Of course, “realistic” doesn’t always mean “real.” In one scene, Ellen is preparing mussels. Sattelberg bought actual mussel shells to use on stage but the mussel meat the audience sees is really clay. In another case, she subbed in painted rocks where the script calls for mushrooms.

So the food being prepared in each scene isn’t always edible. Other times, the action involves real ingredients but the food consumed by the actor is something different. In one hilarious bit, Ellen whips up a supposed Hollandaise sauce using cream, eggs, and so forth but the “sauce” slurped down by Cal is actually pudding.

Unseen by the audience, crews will work backstage to prepare real food, brought onstage by Cal, for the actors to eat when the fake food made onstage just won’t do.

Keso-Mode is having a wonderful time rehearsing for the play, and that promises good things for the audiences in November. “With every rehearsal we do, the funnier it gets,” she said. “Jim is a fantastic director. He’s really bringing out the best in us. I told my family, you’re going to want to see this twice because there’s so much good stuff going on at once.”

“We’ve got over-the-top characters, action that careens from one chaotic moment to the next, and disasters of all kinds,” said Nuttall. “It’s a really fun night at the theater, although it may make you think twice about ever eating out again!”

Performances in the Nicolet College Theatre take place the weekends of Nov. 8 to 10 and 14 to 17. Sunday shows start at 2 p.m. and all others at 7:30 p.m.

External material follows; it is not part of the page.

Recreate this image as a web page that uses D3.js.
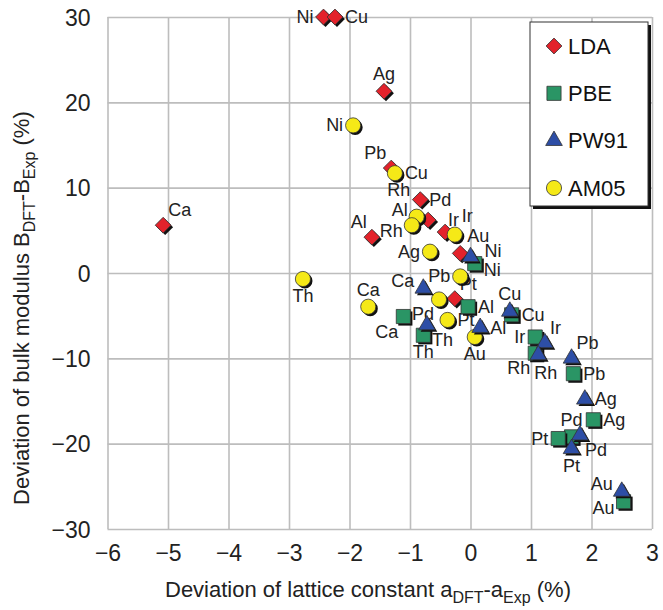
<!DOCTYPE html>
<html><head><meta charset="utf-8">
<script src="https://cdn.jsdelivr.net/npm/d3@7"></script>
<style>
body{margin:0;background:#fff;}
svg{display:block;font-family:"Liberation Sans",Arial,Helvetica,sans-serif;}
</style></head>
<body><svg id="c" width="663" height="610"></svg>
<script>
// ---- data ----
const xTicks = [-6,-5,-4,-3,-2,-1,0,1,2,3];
const yTicks = [-30,-20,-10,0,10,20,30];
const seriesNames = ["LDA","PBE","PW91","AM05"];

const ldaEl = ["Ni","Cu","Ag","Ca","Pb","Rh","Pd","Al","Ir","Au","Pt"];
const ldaX  = [-2.43,-2.24,-1.43,-5.08,-1.31,-0.83,-0.70,-1.63,-0.42,-0.17,-0.26];
const ldaY  = [30.0,30.0,21.3,5.6,12.3,8.6,6.2,4.2,4.8,2.3,-3.0];
const ldaLab= ["L","R","T","TR","TL","LU2","TR2","TL","TR4","TR3","TR"];

const pbeEl = ["Ni","Ca","Th","Al","Cu","Ir","Rh","Pb","Ag","Pd","Pt","Au"];
const pbeX  = [0.07,-1.11,-0.78,-0.04,0.68,1.07,1.07,1.70,2.03,1.67,1.45,2.53];
const pbeY  = [1.1,-5.1,-7.3,-3.95,-4.9,-7.5,-9.4,-11.8,-17.2,-19.2,-19.4,-26.8];
const pbeLab= ["RD","BL","B","R","R","L","BL","R","R","T","L","LD"];

const pw91El = ["Ni","Ca","Th","Al","Cu","Ir","Rh","Pb","Ag","Pd","Pt","Au"];
const pw91X  = [0.0,-0.78,-0.72,0.16,0.65,1.23,1.12,1.67,1.89,1.81,1.67,2.50];
const pw91Y  = [1.9,-1.8,-6.1,-6.4,-4.5,-8.2,-9.6,-10.0,-14.8,-19.0,-20.6,-25.6];
const pw91Lab= ["RU","LU","BR","R","T","TR","BS","TR","R","BR","B","LU"];

const am05El = ["Ni","Cu","Al","Rh","Ir","Ag","Pb","Th","Ca","Pd","Pt","Au"];
const am05X  = [-1.94,-1.25,-0.89,-0.97,-0.26,-0.67,-0.17,-2.77,-1.69,-0.52,-0.38,0.07];
const am05Y  = [17.3,11.7,6.6,5.6,4.5,2.5,-0.4,-0.7,-3.95,-3.1,-5.5,-7.5];
const am05Lab= ["L","R","LU","LD","TR5","L","L","B","T","BL","R","B"];

// ---- layout ----
const svg = d3.select("#c");
const L = 107.5, R = 652, T = 17, B = 529;
const x = d3.scaleLinear().domain([-6,3]).range([L,R]);
const y = d3.scaleLinear().domain([-30,30]).range([B,T]);

const colors = {LDA:"#e3222b", PBE:"#2a9565", PW91:"#2d4ea6", AM05:"#f5e917"};
const shapes = {LDA:"diamond", PBE:"square", PW91:"triangle", AM05:"circle"};

function shapePath(kind){
  if(kind==="diamond") return d3.symbol(d3.symbolSquare, 125)();
  if(kind==="square") return d3.symbol(d3.symbolSquare, 200)();
  if(kind==="triangle") return d3.symbol(d3.symbolTriangle, 120)();
  return d3.symbol(d3.symbolCircle, 180)();
}
function rot(kind){ return kind==="diamond" ? " rotate(45)" : ""; }

// grid via axes
const gx = svg.append("g").attr("transform",`translate(0,${B})`)
  .call(d3.axisBottom(x).tickValues(xTicks).tickSize(-(B-T)).tickPadding(16).tickFormat(d3.format("d")));
const gy = svg.append("g").attr("transform",`translate(${L},0)`)
  .call(d3.axisLeft(y).tickValues(yTicks).tickSize(-(R-L)).tickPadding(17).tickFormat(d3.format("d")));
[gx,gy].forEach(g=>{
  g.select(".domain").remove();
  g.selectAll(".tick line").attr("stroke","#bdbdbd").attr("stroke-width",1.6);
  g.selectAll(".tick text").attr("fill","#222").style("font-size","23px");
});
gy.selectAll(".tick text").attr("dy","0.35em");

// axis titles
const xt = svg.append("text").attr("x",165).attr("y",597).attr("text-anchor","start")
  .attr("fill","#222").style("font-size","22px");
xt.append("tspan").text("Deviation of lattice constant a");
xt.append("tspan").attr("dy",6).style("font-size","16px").text("DFT");
xt.append("tspan").attr("dy",-6).text("-a");
xt.append("tspan").attr("dy",6).style("font-size","16px").text("Exp");
xt.append("tspan").attr("dy",-6).text(" (%)");

const yt = svg.append("text").attr("transform",`translate(29,505) rotate(-90)`)
  .attr("text-anchor","start").attr("fill","#222").style("font-size","22px");
yt.append("tspan").text("Deviation of bulk modulus B");
yt.append("tspan").attr("dy",6).style("font-size","16px").text("DFT");
yt.append("tspan").attr("dy",-6).text("-B");
yt.append("tspan").attr("dy",6).style("font-size","16px").text("Exp");
yt.append("tspan").attr("dy",-6).text(" (%)");

// label offsets by side code
const off = {
  L:[-10,0,"end"], LU:[-9,-7,"end"], LU2:[-10,-10,"end"], LD:[-9,6,"end"],
  R:[10,0,"start"], RU:[14,-6,"start"], RD:[9,6,"start"],
  T:[0,-17,"middle"], B:[0,17,"middle"], BS:[-4,18,"start"],
  TL:[-5,-15,"end"], TR:[5,-15,"start"], TR2:[1,-20,"start"], TR3:[7,-17,"start"],
  TR4:[3,-12,"start"], TR5:[7,-19,"start"],
  BL:[-5,15,"end"], BR:[5,15,"start"]
};

function series(name, els, xs, ys, labs){
  return els.map((e,i)=>({name, el:e, x:xs[i], y:ys[i], lab:labs[i]}));
}
const all = {
  LDA: series("LDA", ldaEl, ldaX, ldaY, ldaLab),
  PBE: series("PBE", pbeEl, pbeX, pbeY, pbeLab),
  PW91: series("PW91", pw91El, pw91X, pw91Y, pw91Lab),
  AM05: series("AM05", am05El, am05X, am05Y, am05Lab)
};
const drawOrder = ["LDA","AM05","PBE","PW91"];

// labels
const labG = svg.append("g");
drawOrder.forEach(n=>{
  labG.selectAll(null).data(all[n]).enter().append("text")
    .attr("x",d=>x(d.x)+off[d.lab][0])
    .attr("y",d=>y(d.y)+off[d.lab][1])
    .attr("text-anchor",d=>off[d.lab][2])
    .attr("dominant-baseline","central")
    .attr("fill","#222").style("font-size","18px")
    .text(d=>d.el);
});

// markers
const mG = svg.append("g");
drawOrder.forEach(n=>{
  const p = shapePath(shapes[n]);
  const g = mG.selectAll(null).data(all[n]).enter().append("g")
    .attr("transform",d=>`translate(${x(d.x)},${y(d.y)})`);
  g.append("path").attr("d",p).attr("transform","translate(2,2)"+rot(shapes[n])).attr("fill","#111");
  g.append("path").attr("d",p).attr("transform",rot(shapes[n]).trim()||null)
    .attr("fill",colors[n]).attr("stroke","#333").attr("stroke-width",0.8);
});

// legend
const lg = svg.append("g");
lg.append("rect").attr("x",533).attr("y",25).attr("width",118).attr("height",184).attr("fill","#111");
lg.append("rect").attr("x",530).attr("y",22).attr("width",118).attr("height",184)
  .attr("fill","#fff").attr("stroke","#333").attr("stroke-width",1);
const ly = d3.scalePoint().domain(seriesNames).range([46,188]);
seriesNames.forEach(n=>{
  lg.append("path").attr("d",shapePath(shapes[n]))
    .attr("transform",`translate(554,${ly(n)})`+rot(shapes[n]))
    .attr("fill",colors[n]).attr("stroke","#333").attr("stroke-width",0.8);
  lg.append("text").attr("x",568).attr("y",ly(n)).attr("dominant-baseline","central")
    .attr("fill","#111").style("font-size","22px").text(n);
});
</script></body></html>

Tickets are $10 general admission and $8 for students and seniors and can be ordered at nicoletlive.com or by calling (715) 365-4646.

Special desserts prepared just for the play, beer and wine will be available before the performance and during the intermission.

The Nicolet College Theatre is located in the Lakeside Center on the Rhinelander Campus, one mile south of the city just off of Hwy. G.